Data shown:
-*-

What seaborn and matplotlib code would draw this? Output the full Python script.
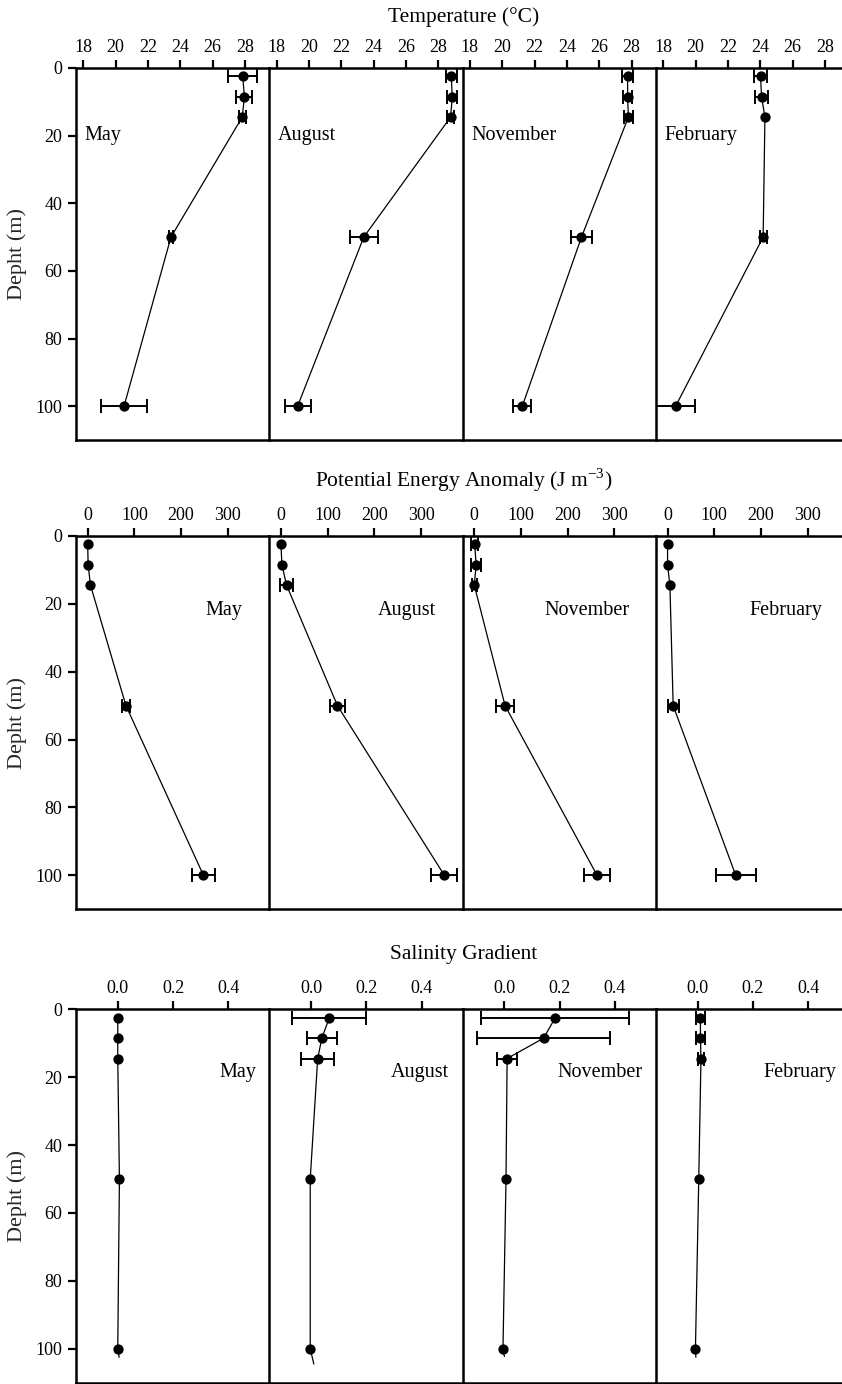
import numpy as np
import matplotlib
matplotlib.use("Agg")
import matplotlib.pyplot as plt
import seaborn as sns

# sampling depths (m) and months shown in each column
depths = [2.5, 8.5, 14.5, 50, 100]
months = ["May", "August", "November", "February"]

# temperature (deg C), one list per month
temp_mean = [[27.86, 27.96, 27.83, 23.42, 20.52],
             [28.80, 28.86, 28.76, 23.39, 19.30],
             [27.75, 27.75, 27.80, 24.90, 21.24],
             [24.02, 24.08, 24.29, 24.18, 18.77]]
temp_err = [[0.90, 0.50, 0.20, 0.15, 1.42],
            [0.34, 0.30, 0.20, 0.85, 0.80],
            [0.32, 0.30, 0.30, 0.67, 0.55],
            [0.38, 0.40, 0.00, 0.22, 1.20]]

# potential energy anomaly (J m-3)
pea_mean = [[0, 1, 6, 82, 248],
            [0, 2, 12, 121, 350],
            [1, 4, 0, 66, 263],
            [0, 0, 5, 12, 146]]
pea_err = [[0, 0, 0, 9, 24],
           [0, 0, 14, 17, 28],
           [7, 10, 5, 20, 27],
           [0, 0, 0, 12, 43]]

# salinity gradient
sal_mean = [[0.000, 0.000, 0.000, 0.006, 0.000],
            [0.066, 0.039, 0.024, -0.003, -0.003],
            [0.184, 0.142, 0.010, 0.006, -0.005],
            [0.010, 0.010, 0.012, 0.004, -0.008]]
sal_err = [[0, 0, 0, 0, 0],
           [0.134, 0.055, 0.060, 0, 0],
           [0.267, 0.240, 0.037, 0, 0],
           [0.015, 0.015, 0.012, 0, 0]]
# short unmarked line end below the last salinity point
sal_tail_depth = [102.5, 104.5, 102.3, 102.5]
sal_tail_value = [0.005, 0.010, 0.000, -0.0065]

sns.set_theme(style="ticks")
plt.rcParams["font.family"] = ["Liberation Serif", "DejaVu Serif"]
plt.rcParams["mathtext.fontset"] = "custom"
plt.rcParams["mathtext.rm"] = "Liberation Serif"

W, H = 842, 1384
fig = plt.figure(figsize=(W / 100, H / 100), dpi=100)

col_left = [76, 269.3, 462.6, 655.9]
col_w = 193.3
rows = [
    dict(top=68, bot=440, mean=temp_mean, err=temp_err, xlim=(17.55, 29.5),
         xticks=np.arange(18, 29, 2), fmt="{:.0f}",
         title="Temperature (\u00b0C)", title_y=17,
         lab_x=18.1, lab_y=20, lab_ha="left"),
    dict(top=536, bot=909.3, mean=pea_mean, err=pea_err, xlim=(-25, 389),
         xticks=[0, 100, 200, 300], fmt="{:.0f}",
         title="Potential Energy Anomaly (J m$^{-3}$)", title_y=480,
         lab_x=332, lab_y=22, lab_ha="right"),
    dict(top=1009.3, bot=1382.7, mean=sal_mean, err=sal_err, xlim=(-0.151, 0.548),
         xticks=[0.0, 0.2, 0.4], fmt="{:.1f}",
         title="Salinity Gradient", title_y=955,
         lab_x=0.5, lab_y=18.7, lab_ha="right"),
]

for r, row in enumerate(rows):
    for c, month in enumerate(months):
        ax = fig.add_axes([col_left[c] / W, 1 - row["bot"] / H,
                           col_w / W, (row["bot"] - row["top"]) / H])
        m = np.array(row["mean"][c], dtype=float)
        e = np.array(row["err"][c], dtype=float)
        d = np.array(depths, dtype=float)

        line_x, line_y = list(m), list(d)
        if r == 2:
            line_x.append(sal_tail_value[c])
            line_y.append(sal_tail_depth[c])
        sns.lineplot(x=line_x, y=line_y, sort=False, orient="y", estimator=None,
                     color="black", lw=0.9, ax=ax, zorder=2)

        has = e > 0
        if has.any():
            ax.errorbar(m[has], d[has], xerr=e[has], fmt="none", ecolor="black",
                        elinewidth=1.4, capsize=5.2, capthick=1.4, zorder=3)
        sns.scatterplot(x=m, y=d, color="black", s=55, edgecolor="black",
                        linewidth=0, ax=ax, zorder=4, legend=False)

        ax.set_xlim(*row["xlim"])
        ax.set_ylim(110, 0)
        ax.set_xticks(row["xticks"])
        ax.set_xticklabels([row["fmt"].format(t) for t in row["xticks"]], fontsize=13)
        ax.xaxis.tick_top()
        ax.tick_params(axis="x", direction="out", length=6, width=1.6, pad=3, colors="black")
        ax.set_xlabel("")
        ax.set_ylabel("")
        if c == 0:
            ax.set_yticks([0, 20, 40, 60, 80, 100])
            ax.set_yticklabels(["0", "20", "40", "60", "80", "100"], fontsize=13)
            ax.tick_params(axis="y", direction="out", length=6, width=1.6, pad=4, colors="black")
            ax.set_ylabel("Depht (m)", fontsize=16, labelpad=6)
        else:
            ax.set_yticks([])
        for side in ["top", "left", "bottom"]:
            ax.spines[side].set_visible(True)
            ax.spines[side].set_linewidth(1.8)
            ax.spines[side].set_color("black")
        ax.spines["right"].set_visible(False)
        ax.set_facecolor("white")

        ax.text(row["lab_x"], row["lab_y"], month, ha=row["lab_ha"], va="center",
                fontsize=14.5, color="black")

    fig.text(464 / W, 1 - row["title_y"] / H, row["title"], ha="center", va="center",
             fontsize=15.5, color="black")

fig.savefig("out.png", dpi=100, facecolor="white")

-*-

What is required:
Extract the lines exactly, please: the first line of the listing, the line with "fig = plt.figure(figsize=(W", and every line between them, but no pictures.

Result of this exercise:
What seaborn and matplotlib code would draw this? Output the full Python script.
import numpy as np
import matplotlib
matplotlib.use("Agg")
import matplotlib.pyplot as plt
import seaborn as sns

# sampling depths (m) and months shown in each column
depths = [2.5, 8.5, 14.5, 50, 100]
months = ["May", "August", "November", "February"]

# temperature (deg C), one list per month
temp_mean = [[27.86, 27.96, 27.83, 23.42, 20.52],
             [28.80, 28.86, 28.76, 23.39, 19.30],
             [27.75, 27.75, 27.80, 24.90, 21.24],
             [24.02, 24.08, 24.29, 24.18, 18.77]]
temp_err = [[0.90, 0.50, 0.20, 0.15, 1.42],
            [0.34, 0.30, 0.20, 0.85, 0.80],
            [0.32, 0.30, 0.30, 0.67, 0.55],
            [0.38, 0.40, 0.00, 0.22, 1.20]]

# potential energy anomaly (J m-3)
pea_mean = [[0, 1, 6, 82, 248],
            [0, 2, 12, 121, 350],
            [1, 4, 0, 66, 263],
            [0, 0, 5, 12, 146]]
pea_err = [[0, 0, 0, 9, 24],
           [0, 0, 14, 17, 28],
           [7, 10, 5, 20, 27],
           [0, 0, 0, 12, 43]]

# salinity gradient
sal_mean = [[0.000, 0.000, 0.000, 0.006, 0.000],
            [0.066, 0.039, 0.024, -0.003, -0.003],
            [0.184, 0.142, 0.010, 0.006, -0.005],
            [0.010, 0.010, 0.012, 0.004, -0.008]]
sal_err = [[0, 0, 0, 0, 0],
           [0.134, 0.055, 0.060, 0, 0],
           [0.267, 0.240, 0.037, 0, 0],
           [0.015, 0.015, 0.012, 0, 0]]
# short unmarked line end below the last salinity point
sal_tail_depth = [102.5, 104.5, 102.3, 102.5]
sal_tail_value = [0.005, 0.010, 0.000, -0.0065]

sns.set_theme(style="ticks")
plt.rcParams["font.family"] = ["Liberation Serif", "DejaVu Serif"]
plt.rcParams["mathtext.fontset"] = "custom"
plt.rcParams["mathtext.rm"] = "Liberation Serif"

W, H = 842, 1384
fig = plt.figure(figsize=(W / 100, H / 100), dpi=100)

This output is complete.